Stars of spectral type 'Be' are often found with neutron stars or other evolved analogues, but a black-hole companion has never been spotted before. Optical emission from a black hole's surroundings has given it away. See Letter p.378
Stellar-mass black holes, which are formed from the gravitational collapse of massive stars, are unusually scarce in our Universe. It is not yet clear whether there are fewer of them than expected or whether they are just hard to find, but either way they are deserving of their exotic reputation. Therefore, the discovery by Casares et al.1, reported on page 378 of this issue, of a stellar-mass black hole orbiting around a star dubbed MWC 656 is like finding a needle in a haystack. This black hole does not emit X-ray radiation — as black holes are expected to do — so it could be the first sign of a large population of 'quiescent' black holes.
MWC 656 is itself interesting because it is surrounded by a dense outflow from the star's equator caused by a combination of its fast rotation (the projected rotational velocity2 is about 300 kilometres per second) and pulsations that can eject material from the equator3. The resulting circumstellar disk produces spectral emission lines from hydrogen and other elements, meriting its classification as a 'B-emission' or 'Be' star. Fast rotation is a requirement in the formation of Be stars, and they probably acquire their high angular momentum during mass transfer from a massive companion star that eventually explodes as a supernova. In fact, many Be stars are found with highly evolved companions, usually neutron stars that are remnants of the post-supernova massive stars4. A few Be stars have companion stars that have been stripped down to just their helium cores5, but such a hot object is ruled out in the case of MWC 656 because there is no significant ultraviolet-light contribution coming from anywhere other than the Be star. MWC 656 is the first Be star to have a black-hole companion detected (Fig. 1).
Casares et al. have identified emission lines from helium plasma that is trapped in an accretion disk around the black hole, as well as emission from the disk around the Be star, that provide a robust measurement of the mass ratio between the star and the black hole. Such emission lines are notoriously difficult to measure: they are broad and often asymmetric, complicating the usual procedures used to measure the line centres, but the authors have taken care to reduce any underlying systematic errors. Taken together with the mass of the Be star, which is about 10–16 solar masses, the measured ratio implies that the black hole has a mass of between 3.8 and 6.9 solar masses.
In studies of stellar evolution, conventional wisdom tells us that stellar-mass black holes form during the collapse of the cores of very massive stars — those with masses more than 25 times that of the Sun6 — once the stars exhaust their fuel, and that the collapse is possibly accompanied by a supernova. The supernovae that massive stars (8–25 solar masses) undergo are expected to produce neutron star remnants instead. These massive stars tend to form within close groups of stars, so binary star systems are the norm, and triple and quadruple systems are not unusual. The catastrophe of a supernova in a binary has dramatic consequences: if more than half of the total-system mass is lost, or if 'kick' velocity from the explosion propels the newly formed supernova remnant with enough momentum, the remnant and companion star could fly off in opposite directions7. But if the companion star does remain gravitationally bound to the remnant, an X-ray binary is formed: the black hole or neutron star remnant interacts with the remaining star to produce X-ray emission.

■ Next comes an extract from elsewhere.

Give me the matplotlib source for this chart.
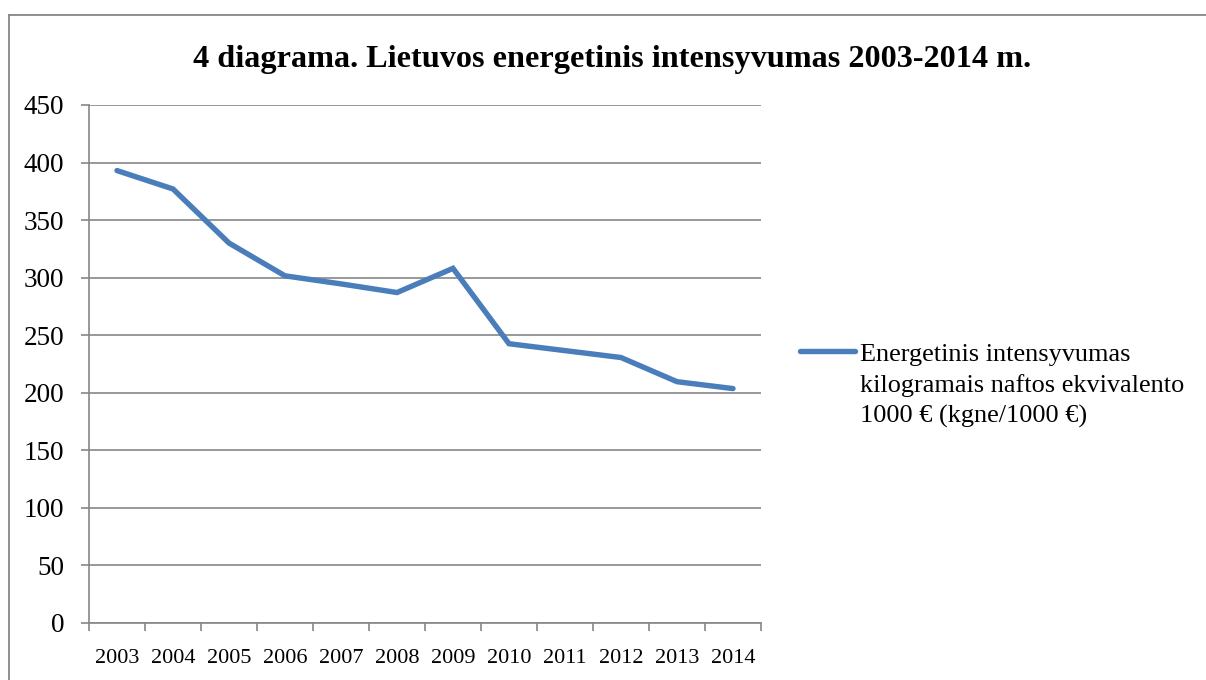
import matplotlib
matplotlib.use("Agg")
import matplotlib.pyplot as plt
from matplotlib.lines import Line2D
import numpy as np

years = ["2003", "2004", "2005", "2006", "2007", "2008",
         "2009", "2010", "2011", "2012", "2013", "2014"]
intensity = [393, 377, 330, 301.5, 294.5, 287, 308, 242.5, 236.5, 230.5, 209.5, 203.5]
y_ticks = [0, 50, 100, 150, 200, 250, 300, 350, 400, 450]
title = "4 diagrama. Lietuvos energetinis intensyvumas 2003-2014 m."
series_label = "Energetinis intensyvumas\nkilogramais naftos ekvivalento\n1000 € (kgne/1000 €)"

plt.rcParams['font.family'] = ['Liberation Serif', 'DejaVu Serif']

W, H = 1206, 680
fig = plt.figure(figsize=(W / 100, H / 100), dpi=100)
ax = fig.add_axes([89 / W, 1 - 622.7 / H, (761 - 89) / W, (622.7 - 105) / H])

grid_c = '#868686'
line_c = '#4a7ebb'

x = np.arange(len(years))
ax.plot(x, intensity, color=line_c, lw=3.9, solid_joinstyle='miter',
        solid_capstyle='round', zorder=3)

ax.set_xlim(-0.5, len(years) - 0.5)
ax.set_ylim(y_ticks[0], y_ticks[-1])
ax.set_yticks(y_ticks)
ax.set_yticklabels([str(t) for t in y_ticks], fontsize=19.5)
ax.yaxis.grid(True, color=grid_c, lw=1.2)
ax.set_axisbelow(True)

ax.set_xticks(np.arange(len(years) + 1) - 0.5)
ax.set_xticklabels([])
ax.set_xticks(x, minor=True)
ax.set_xticklabels(years, minor=True, fontsize=16)
ax.tick_params(axis='x', which='minor', length=0, pad=19)
ax.tick_params(axis='x', which='major', length=6, color=grid_c, width=1.2)
ax.tick_params(axis='y', length=6, color=grid_c, width=1.2, pad=12)

for s in ['top', 'right']:
    ax.spines[s].set_visible(False)
for s in ['left', 'bottom']:
    ax.spines[s].set_color(grid_c)
    ax.spines[s].set_linewidth(1.2)

fig.text((195 + 1030) / 2 / W, 1 - 60 / H, title, ha='center', va='center',
         fontsize=23.2, fontweight='bold')

# legend
fig.add_artist(Line2D([800 / W, 855 / W], [1 - 351 / H, 1 - 351 / H],
                      color=line_c, lw=3.9, solid_capstyle='round'))
fig.text(860 / W, 1 - 344 / H, series_label, ha='left', va='top',
         fontsize=18.9, linespacing=1.46)

# outer frame
fig.add_artist(Line2D([8.5 / W, 1.0], [1 - 14.5 / H, 1 - 14.5 / H],
                      color=grid_c, lw=1.3))
fig.add_artist(Line2D([8.5 / W, 8.5 / W], [0, 1 - 14.5 / H],
                      color=grid_c, lw=1.3))

fig.savefig("out.png", dpi=100)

Theorists predict that stellar-mass black holes are abundant. If this is so, we should find them all over the Milky Way. Many of them ought to be bound in X-ray binaries, whereas others should be freely floating through space. There are probably tens of millions of massive stars in the Milky Way that could potentially collapse into black holes, but there are only about 50 stellar-mass black holes known with good confidence8. X-ray studies of young star-forming regions such as the Carina Nebula, which might contain at least a few recent supernovae products, have not found any black holes9. Even large sky surveys are coming up with little as they search for the subtle brightness variations of stars whose light bends around a foreground black hole that passes in front of the star (an effect known as microlensing)10.
MWC 656 presents a rare opportunity to study mass transfer, angular momentum and accretion-disk physics around a quiescent black hole. Casares et al. find a hint of a hotspot on the black hole's accretion disk that suggests that mass is pulled away from the Be star's disk, crashing into the accretion disk when the stars make their closest approach during their orbit around one another. The absence of X-ray emission from this system is evidence that material is not channelled into the black hole; rather, it must be retained in a holding pattern within the accretion disk. Gas in the outer regions of the Be star's disk will have high angular momentum, which will be transferred to the accretion disk during the mass transfer. Without an efficient mechanism to remove this angular momentum, accretion will be suppressed and the black hole will remain quiet. If there exists a larger population of Be star–black-hole binaries, such quiescence is probably the rule, not the exception. Casares et al. have shown us a way to find them.